SatlasPretrain Models: foundation models for satellite and aerial imagery
Piper Wolters / April 23, 2024
The remote sensing field contains a wide variety of applications, from monitoring deforestation of different drivers, to assessing bicycle and pedestrian infrastructure in urban areas, to detecting vessels in marine protected areas. Each use case requires specific imagery types and labels, and often training a new model from scratch. For remote sensing tasks to be solved efficiently and accurately, it is critical that large-scale pre-trained models are open and available for others to use as a starting point for their research and applications.
Open Code, Models, and Demos
We release large-scale pre-trained geospatial models that can be fine-tuned on downstream tasks, leading to faster training and improved performance compared to training from other initializations. The model weights and source code for SatlasPretrain models are released on github, with comprehensive documentation and examples. These models are released under ODC-BY.

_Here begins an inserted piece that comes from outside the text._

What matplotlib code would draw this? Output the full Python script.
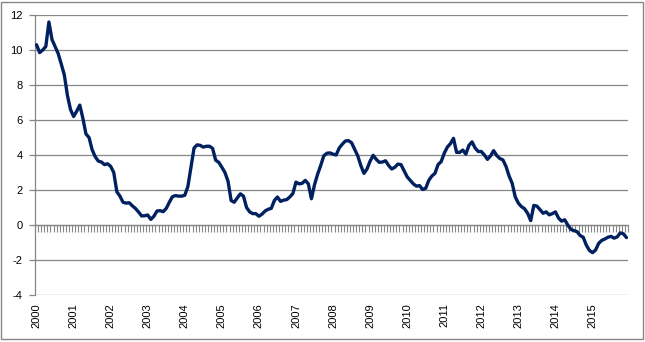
import numpy as np
import matplotlib
matplotlib.use("Agg")
from matplotlib import pyplot as plt
from matplotlib.patches import Rectangle

plt.rcParams['font.family'] = 'Liberation Sans'
plt.rcParams['axes.unicode_minus'] = False

# monthly values, Jan 2000 - Dec 2015
years = [str(y) for y in range(2000, 2016)]
values = [
    # 2000
    10.3, 9.85, 10.0, 10.2, 11.6, 10.6, 10.2, 9.8, 9.2, 8.57, 7.4, 6.6,
    # 2001
    6.2, 6.5, 6.85, 6.1, 5.2, 5.0, 4.3, 3.9, 3.65, 3.6, 3.45, 3.5,
    # 2002
    3.35, 3.0, 1.9, 1.65, 1.3, 1.25, 1.27, 1.1, 0.95, 0.75, 0.52, 0.53,
    # 2003
    0.57, 0.32, 0.5, 0.8, 0.82, 0.76, 0.95, 1.3, 1.62, 1.68, 1.65, 1.65,
    # 2004
    1.7, 2.2, 3.3, 4.4, 4.58, 4.55, 4.45, 4.5, 4.5, 4.38, 3.7, 3.58,
    # 2005
    3.3, 3.0, 2.5, 1.4, 1.3, 1.55, 1.78, 1.65, 1.0, 0.75, 0.65, 0.65,
    # 2006
    0.5, 0.62, 0.8, 0.9, 0.95, 1.4, 1.6, 1.35, 1.42, 1.45, 1.6, 1.8,
    # 2007
    2.45, 2.35, 2.38, 2.55, 2.35, 1.5, 2.3, 2.9, 3.4, 3.95, 4.1, 4.12,
    # 2008
    4.05, 4.0, 4.4, 4.62, 4.8, 4.82, 4.7, 4.32, 3.95, 3.4, 2.95, 3.2,
    # 2009
    3.65, 3.98, 3.75, 3.58, 3.6, 3.67, 3.4, 3.2, 3.3, 3.48, 3.45, 3.1,
    # 2010
    2.75, 2.55, 2.35, 2.22, 2.25, 2.03, 2.1, 2.55, 2.8, 2.95, 3.45, 3.62,
    # 2011
    4.1, 4.45, 4.65, 4.95, 4.15, 4.15, 4.28, 4.05, 4.55, 4.75, 4.4, 4.2,
    # 2012
    4.2, 4.0, 3.75, 3.95, 4.25, 3.97, 3.8, 3.72, 3.35, 2.8, 2.38, 1.6,
    # 2013
    1.25, 1.05, 0.93, 0.67, 0.25, 1.12, 1.08, 0.88, 0.67, 0.75, 0.58, 0.65,
    # 2014
    0.75, 0.4, 0.22, 0.3, 0.0, -0.25, -0.32, -0.38, -0.6, -0.7, -1.15, -1.45,
    # 2015
    -1.58, -1.43, -1.05, -0.88, -0.8, -0.7, -0.65, -0.75, -0.68, -0.45, -0.5, -0.72,
]

grid_c = '#868686'
x = np.arange(len(values))

fig = plt.figure(figsize=(6.45, 3.42), dpi=100, facecolor='w')
ax = fig.add_axes([35 / 645, 1 - 295 / 342, (628 - 35) / 645, 280 / 342])

ax.plot(x, values, color='#002060', linewidth=2.4, solid_joinstyle='round',
        solid_capstyle='round', zorder=4)

ax.set_xlim(-0.5, len(values) - 0.5)
ax.set_ylim(-4, 12)
ax.set_yticks(np.arange(-4, 13, 2))
ax.yaxis.grid(True, color=grid_c, linewidth=0.9, zorder=0)
ax.tick_params(axis='y', direction='out', length=4, width=0.9, color=grid_c,
               labelsize=8, pad=5)

# year labels under the plot, one per january
ax.set_xticks(x[::12])
ax.set_xticklabels(years, rotation=90, fontsize=8)
ax.tick_params(axis='x', length=0, pad=6)

for s in ['top', 'right', 'bottom']:
    ax.spines[s].set_visible(False)
ax.spines['left'].set_color(grid_c)
ax.spines['left'].set_linewidth(0.9)

# category axis crossing at zero with month tick marks
sec = ax.secondary_xaxis(4 / 16)
sec.set_xticks(np.arange(-0.5, len(values), 1.0))
sec.set_xticklabels([])
sec.tick_params(direction='out', length=5, width=0.8, color=grid_c)
sec.spines['bottom'].set_color(grid_c)
sec.spines['bottom'].set_linewidth(0.9)

# chart border
fig.patches.append(Rectangle((1 / 645, 3 / 342), 642 / 645, 337 / 342,
                             transform=fig.transFigure, fill=False,
                             edgecolor=grid_c, linewidth=1.0))

fig.savefig('out.png', dpi=100)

The satlaspretrain-models pip package can be used to easily import SatlasPretrain models into your codebase. Additionally, we have integrated some of the SatlasPretrain backbone models into the popular geospatial package, torchgeo, for seamless integration into many geospatial workflows.

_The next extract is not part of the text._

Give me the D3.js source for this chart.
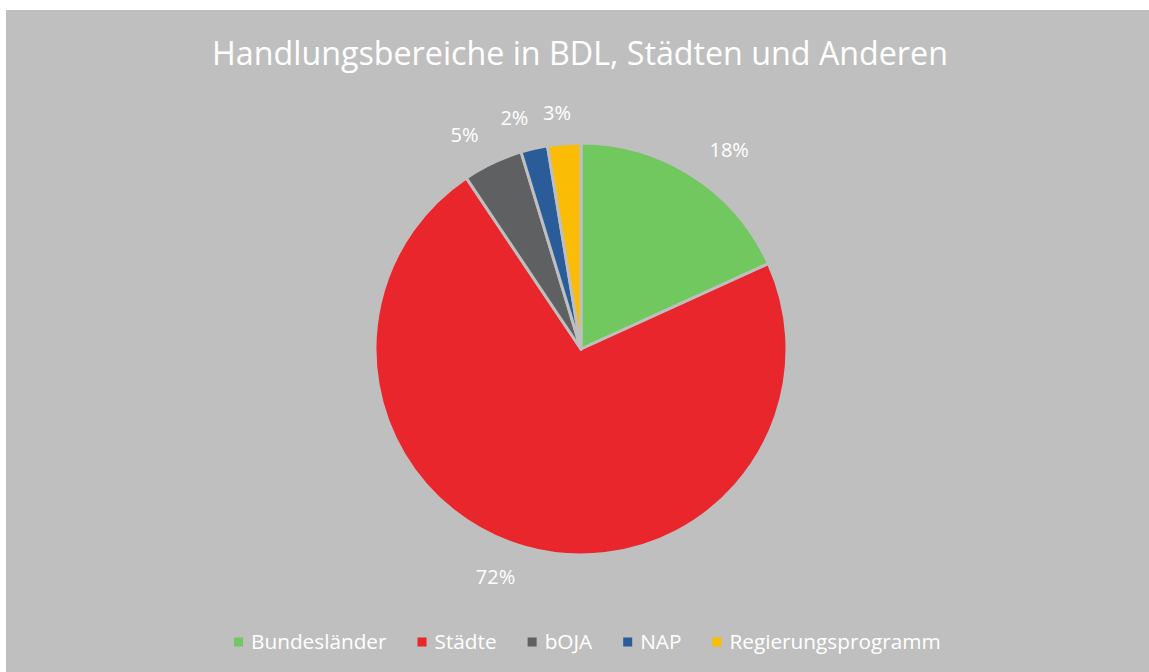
<!DOCTYPE html>
<html>
<head>
<meta charset="utf-8">
<script src="https://cdn.jsdelivr.net/npm/d3@7"></script>
<style>
  html, body { margin: 0; padding: 0; background: #ffffff; }
  svg { display: block; }
  text { font-family: "Open Sans", "Noto Sans", sans-serif; fill: #ffffff; }
</style>
</head>
<body>
<svg id="chart" width="1149" height="672"></svg>
<script>
// Data
const title = 'Handlungsbereiche in BDL, Städten und Anderen'
const categories = ['Bundesländer', 'Städte', 'bOJA', 'NAP', 'Regierungsprogramm']
const values = [18.2, 72.4, 4.7, 2.1, 2.6]
const labels = ['18%', '72%', '5%', '2%', '3%']
const colors = ['#70c85e', '#e8262c', '#5f6062', '#2a5c99', '#fbbc05']

const svg = d3.select('#chart')
const width = 1149
const height = 672
const bg = '#bfbfbf'

svg.append('rect')
    .attr('x', 6).attr('y', 10)
    .attr('width', width - 6).attr('height', height - 10)
    .attr('fill', bg)

// fit a text node to a target width by adjusting font-size
const fitText = (sel, targetWidth) => {
    const w = sel.node().getComputedTextLength()
    const fs = parseFloat(sel.attr('font-size'))
    sel.attr('font-size', fs * targetWidth / w)
}

// Title
const titleText = svg.append('text')
    .attr('x', 580).attr('y', 65)
    .attr('text-anchor', 'middle')
    .attr('font-size', 32)
    .text(title)
fitText(titleText, 736)

// Pie
const cx = 581, cy = 349, radius = 206
const pie = d3.pie().sort(null).value(d => d)
const arcs = pie(values)
const arc = d3.arc().innerRadius(0).outerRadius(radius)
const labelArc = d3.arc().innerRadius(230).outerRadius(230)

const g = svg.append('g').attr('transform', `translate(${cx},${cy})`)

g.selectAll('path.slice')
    .data(arcs)
    .join('path')
    .classed('slice', true)
    .attr('d', arc)
    .attr('fill', (_, i) => colors[i])
    .attr('stroke', bg)
    .attr('stroke-width', 3)
    .attr('stroke-linejoin', 'round')

// outside labels, pushed away from the pie like Excel's best fit
g.selectAll('text.label')
    .data(arcs)
    .join('text')
    .classed('label', true)
    .attr('text-anchor', 'middle')
    .attr('dy', '0.35em')
    .attr('font-size', 20)
    .text((_, i) => labels[i])
    .attr('transform', function(d) {
        const [x, y] = labelArc.centroid(d)
        const a = (d.startAngle + d.endAngle) / 2
        const w = this.getComputedTextLength()
        const s = Math.sin(a)
        const dx = (w / 2 + 4) * Math.sign(s) * Math.min(1, Math.abs(s) * 3.5)
        const dy = -Math.cos(a) * 7
        return `translate(${x + dx},${y + dy})`
    })

// Legend
const legend = svg.append('g').attr('transform', 'translate(0,642)')
const swatch = 9, swatchGap = 17, itemGap = 31
let fontSize = 19
const items = legend.selectAll('g.item')
    .data(categories)
    .join('g')
    .classed('item', true)
items.append('rect')
    .attr('y', -swatch / 2).attr('width', swatch).attr('height', swatch)
    .attr('fill', (_, i) => colors[i])
items.append('text')
    .attr('x', swatchGap)
    .attr('dy', '0.35em')
    .attr('font-size', fontSize)
    .text(d => d)

const layout = () => {
    let x = 0
    const pos = []
    items.each(function() {
        pos.push(x)
        const tw = d3.select(this).select('text').node().getComputedTextLength()
        x += swatchGap + tw + itemGap
    })
    return { pos, total: x - itemGap }
}
const fixed = categories.length * swatchGap + (categories.length - 1) * itemGap
let { total } = layout()
fontSize = fontSize * (707 - fixed) / (total - fixed)
items.select('text').attr('font-size', fontSize)
const res = layout()
const startX = 234
items.attr('transform', (_, i) => `translate(${startX + res.pos[i]},0)`)
</script>
</body>
</html>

We provide 1) a demo showing how to fine-tune a SatlasPretrain model on the EuroSAT classification task using the satlaspretrain-models pip package, and 2) a torchgeo demo that walks through how to load SatlasPretrain weights into a model, download a dataset, initialize a trainer, and fine-tune a model on the UCMerced classification task.
Large-Scale Pre-training
SatlasPretrain models were trained on SatlasPretrain, a large-scale dataset specifically tailored for the pre-training of remote sensing imagery tasks. This dataset covers 50x more of the Earth than the previous largest dataset (FMOW), and spans different seasonal conditions. It consists of a comprehensive collection of Sentinel-2, Sentinel-1, LandSat-8/9, and aerial imagery, along with 302 million labels. The labels are spread across seven task modalities and over a hundred unique tasks, including land cover segmentation, crop type classification, and building detection.

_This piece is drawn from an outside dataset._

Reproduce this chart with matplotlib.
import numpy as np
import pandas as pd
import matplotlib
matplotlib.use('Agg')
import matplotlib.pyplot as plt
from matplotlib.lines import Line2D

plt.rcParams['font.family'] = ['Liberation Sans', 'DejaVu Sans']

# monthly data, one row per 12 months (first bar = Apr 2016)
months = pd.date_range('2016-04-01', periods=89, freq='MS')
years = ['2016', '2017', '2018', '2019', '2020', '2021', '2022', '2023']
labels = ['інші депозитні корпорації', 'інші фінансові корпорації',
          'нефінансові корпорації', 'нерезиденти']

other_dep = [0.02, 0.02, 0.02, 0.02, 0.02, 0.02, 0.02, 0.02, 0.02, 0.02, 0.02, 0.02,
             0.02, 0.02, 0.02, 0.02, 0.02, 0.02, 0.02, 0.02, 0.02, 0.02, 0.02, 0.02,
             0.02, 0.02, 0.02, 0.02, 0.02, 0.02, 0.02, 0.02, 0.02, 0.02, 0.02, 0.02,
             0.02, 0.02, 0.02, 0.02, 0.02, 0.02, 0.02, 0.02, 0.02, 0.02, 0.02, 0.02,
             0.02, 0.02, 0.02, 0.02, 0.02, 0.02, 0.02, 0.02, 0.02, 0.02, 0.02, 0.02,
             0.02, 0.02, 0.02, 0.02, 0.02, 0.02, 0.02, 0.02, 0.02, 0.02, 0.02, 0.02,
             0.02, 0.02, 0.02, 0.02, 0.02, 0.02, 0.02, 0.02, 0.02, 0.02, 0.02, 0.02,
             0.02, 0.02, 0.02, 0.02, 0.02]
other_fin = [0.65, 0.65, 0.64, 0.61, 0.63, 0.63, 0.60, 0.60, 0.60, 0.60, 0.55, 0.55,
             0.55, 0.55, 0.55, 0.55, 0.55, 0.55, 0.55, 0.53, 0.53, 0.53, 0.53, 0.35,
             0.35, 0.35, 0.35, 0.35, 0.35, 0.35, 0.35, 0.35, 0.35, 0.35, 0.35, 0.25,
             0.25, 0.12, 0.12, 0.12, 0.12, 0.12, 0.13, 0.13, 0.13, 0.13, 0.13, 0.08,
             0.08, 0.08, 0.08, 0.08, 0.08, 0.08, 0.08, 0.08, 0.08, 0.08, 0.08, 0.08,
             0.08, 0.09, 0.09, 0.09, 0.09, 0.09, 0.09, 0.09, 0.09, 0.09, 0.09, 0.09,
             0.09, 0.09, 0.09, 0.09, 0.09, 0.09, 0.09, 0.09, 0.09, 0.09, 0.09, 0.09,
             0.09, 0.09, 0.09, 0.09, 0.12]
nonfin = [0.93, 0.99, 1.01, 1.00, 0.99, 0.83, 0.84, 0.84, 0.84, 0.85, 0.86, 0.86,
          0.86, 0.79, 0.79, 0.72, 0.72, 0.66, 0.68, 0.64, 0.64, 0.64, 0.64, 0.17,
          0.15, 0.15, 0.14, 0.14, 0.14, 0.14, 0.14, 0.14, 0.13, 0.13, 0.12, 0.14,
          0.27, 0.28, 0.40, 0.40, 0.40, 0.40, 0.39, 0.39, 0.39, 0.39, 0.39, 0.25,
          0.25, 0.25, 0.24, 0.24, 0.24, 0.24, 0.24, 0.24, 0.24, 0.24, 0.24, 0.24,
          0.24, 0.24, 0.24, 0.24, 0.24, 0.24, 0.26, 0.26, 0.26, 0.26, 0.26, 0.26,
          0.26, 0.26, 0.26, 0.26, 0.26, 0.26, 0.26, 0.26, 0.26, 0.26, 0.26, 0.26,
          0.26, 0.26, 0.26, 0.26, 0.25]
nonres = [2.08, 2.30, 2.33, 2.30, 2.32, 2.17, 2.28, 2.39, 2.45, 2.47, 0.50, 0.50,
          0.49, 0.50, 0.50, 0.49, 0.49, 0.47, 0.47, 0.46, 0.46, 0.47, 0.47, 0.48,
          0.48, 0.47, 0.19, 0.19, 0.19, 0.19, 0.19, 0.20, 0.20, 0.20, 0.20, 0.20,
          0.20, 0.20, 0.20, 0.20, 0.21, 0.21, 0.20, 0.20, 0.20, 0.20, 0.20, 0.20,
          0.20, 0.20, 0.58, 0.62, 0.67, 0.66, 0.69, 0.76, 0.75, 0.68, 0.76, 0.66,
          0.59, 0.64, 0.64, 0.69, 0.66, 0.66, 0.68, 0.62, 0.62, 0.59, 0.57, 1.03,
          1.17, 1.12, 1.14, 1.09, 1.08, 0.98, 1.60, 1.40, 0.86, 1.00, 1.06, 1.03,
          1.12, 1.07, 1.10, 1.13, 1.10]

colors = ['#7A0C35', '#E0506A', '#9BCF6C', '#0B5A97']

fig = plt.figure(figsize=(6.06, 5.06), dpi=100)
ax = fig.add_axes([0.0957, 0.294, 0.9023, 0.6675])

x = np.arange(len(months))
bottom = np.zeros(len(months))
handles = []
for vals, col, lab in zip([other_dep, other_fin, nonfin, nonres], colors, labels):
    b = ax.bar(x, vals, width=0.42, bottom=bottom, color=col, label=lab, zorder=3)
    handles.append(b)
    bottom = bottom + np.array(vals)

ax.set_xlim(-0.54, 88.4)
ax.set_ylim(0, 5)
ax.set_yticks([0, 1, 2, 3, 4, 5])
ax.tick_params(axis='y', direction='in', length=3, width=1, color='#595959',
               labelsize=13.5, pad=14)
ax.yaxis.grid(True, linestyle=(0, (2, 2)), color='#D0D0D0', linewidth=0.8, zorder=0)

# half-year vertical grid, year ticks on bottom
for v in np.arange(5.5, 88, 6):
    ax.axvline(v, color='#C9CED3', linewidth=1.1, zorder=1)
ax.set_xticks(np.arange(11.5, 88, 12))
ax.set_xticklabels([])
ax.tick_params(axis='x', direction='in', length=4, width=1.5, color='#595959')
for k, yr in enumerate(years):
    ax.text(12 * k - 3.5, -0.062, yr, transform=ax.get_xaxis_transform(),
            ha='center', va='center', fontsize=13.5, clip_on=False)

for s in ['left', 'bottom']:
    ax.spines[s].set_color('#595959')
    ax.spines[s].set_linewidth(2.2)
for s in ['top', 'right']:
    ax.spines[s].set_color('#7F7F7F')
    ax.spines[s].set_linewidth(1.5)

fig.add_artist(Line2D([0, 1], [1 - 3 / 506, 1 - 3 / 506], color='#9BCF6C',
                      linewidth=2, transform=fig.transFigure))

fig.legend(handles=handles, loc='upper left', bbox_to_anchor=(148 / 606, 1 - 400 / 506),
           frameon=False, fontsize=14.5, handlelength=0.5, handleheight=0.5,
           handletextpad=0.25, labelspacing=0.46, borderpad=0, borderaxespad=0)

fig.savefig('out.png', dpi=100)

This work was published at the International Conference on Computer Vision (ICCV) 2023.
SatlasPretrain contains diverse images and labels.
SatlasPretrain Model Architecture
The SatlasPretrain model architecture consists of three main components: backbone, feature pyramid network, and prediction head.
For models trained on multi-image input, the backbone is applied on each individual image, and then max pooling is applied in the temporal dimension, i.e., across the multiple aligned images. Single-image models input an individual image.
The satlaspretrain-models package allows you to load a pretrained backbone or pretrained backbone + feature pyramid network, along with randomly initialized prediction heads for various task types. The available backbones include Swin-v2-Base, Swin-v2-Tiny, ResNet50, and ResNet152.
SatlasPretrain Model Architecture.
Foundation Models for Multiple Sensors
Imagery produced by different sensors have varying resolutions, styles, and noise, so it is important to match the modality of a downstream task to a foundation model trained on the same modality. We train and release pre-trained models with SatlasPretrain labels on each of the following image modalities:
The four image modalities supported by SatlasPretrain as well as SatlasPretrain Foundation models.
SatlasPretrain foundation models have already proven useful in producing high-quality, global geospatial outputs for the Satlas website, for things like treecover density and solar farm polygons.
We hope that these accessible models will lead to faster training and improved performance for a variety of downstream remote sensing applications. In the near future, we will be building more high-quality models for problems in the earth monitoring and climate change space, and researching ways to improve the efficiency and performance of remote sensing models in general.